A progressive, fair, transparent and simple taxation system lies at the heart of a strong and successful economy. Pakistan’s tax policy, however, according to most experts is regressive, unfair, opaque and complex, and tax administration is one of the most unproductive and corrupt anywhere in the world. The current tax regime is one of the key reasons behind the distortions in the economy and at the heart of why the country’s tax-to-GDP continues to hover around 10pc, one of the lowest in the world.
A recent Editorial in Dawn, titled ‘No FBR Reform’ stated “there is hardly anyone who shows any trust in the nation’s tax system. Though it’s a misplaced argument, most people, especially businesspersons, would gladly pay more to the government indirectly than become part of a cumbersome system. The tiny number of tax filers — who overwhelmingly comprise salaried persons — and the collection of more than two-thirds of income tax through indirect withholding or advance tax regimes testify to this sad fact. Similarly, our ports remain porous as Customs allows everyone to understate or overstate the value of their international trade transactions according to their financial interests — albeit for a price. The admission by senior officials of the FBR before a parliamentary panel that refund claims of over Rs532bn had been blocked since 2014 to show higher growth in collection speaks volumes for the performance of its 20,000-odd staffers, and how the board operates to hoodwink government and people alike.”

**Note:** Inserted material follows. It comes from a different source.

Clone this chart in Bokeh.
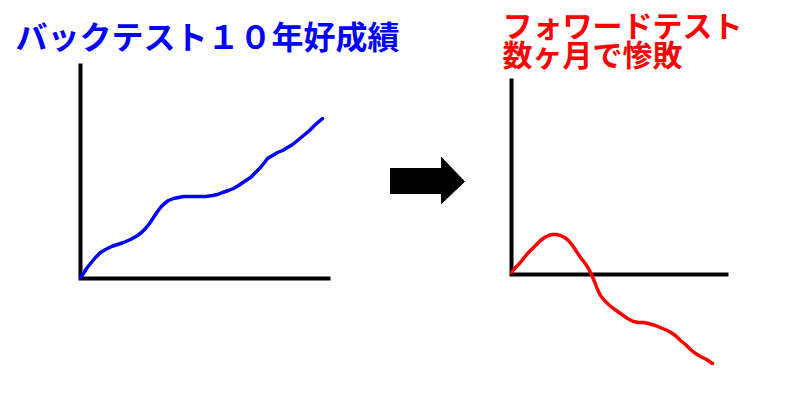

According to the Editorial the Imran Khan government “has been struggling to turn around the FBR. During this period, four FBR chairpersons, including one borrowed from the private sector, have had to leave for failing to improve performance. An attempt to replace the FBR with the proposed Pakistan Revenue Authority in winter was thwarted by its senior officers who refused to accept any restructuring or reform plan unless it was ‘approved’ by them. Previous attempts at reform had also failed owing to stiff resistance from the board’s senior officers. The changes in the now defunct CBR Act in 2007 had resulted in its rechristening as the FBR but there was still no improvement in the revenue authorities’ culture or performance. With the country’s fiscal situation becoming untenable mainly because of the FBR’s incompetence to document the economy and generate enough tax revenues, the government urgently needs to implement serious tax policy and administrative reforms. These reforms should focus on documentation of the large informal economy, elimination of presumptuous taxation and withholding regime, dismantling of incentives for tax evasion and dishonesty, simplification of tax laws, reduction in indirect taxation, and so on, besides ensuring transparency and full disclosures.”
Finally, the objective of any government “should be to evolve a tax policy that supports economic growth and bridges growing inequality in society by removing tax exemptions and taxing all incomes irrespective of their source. As indicated, any move at reform should anticipate opposition from within the FBR. The success of the effort will depend on the government’s will to stand up to vested interests for the greater public good.”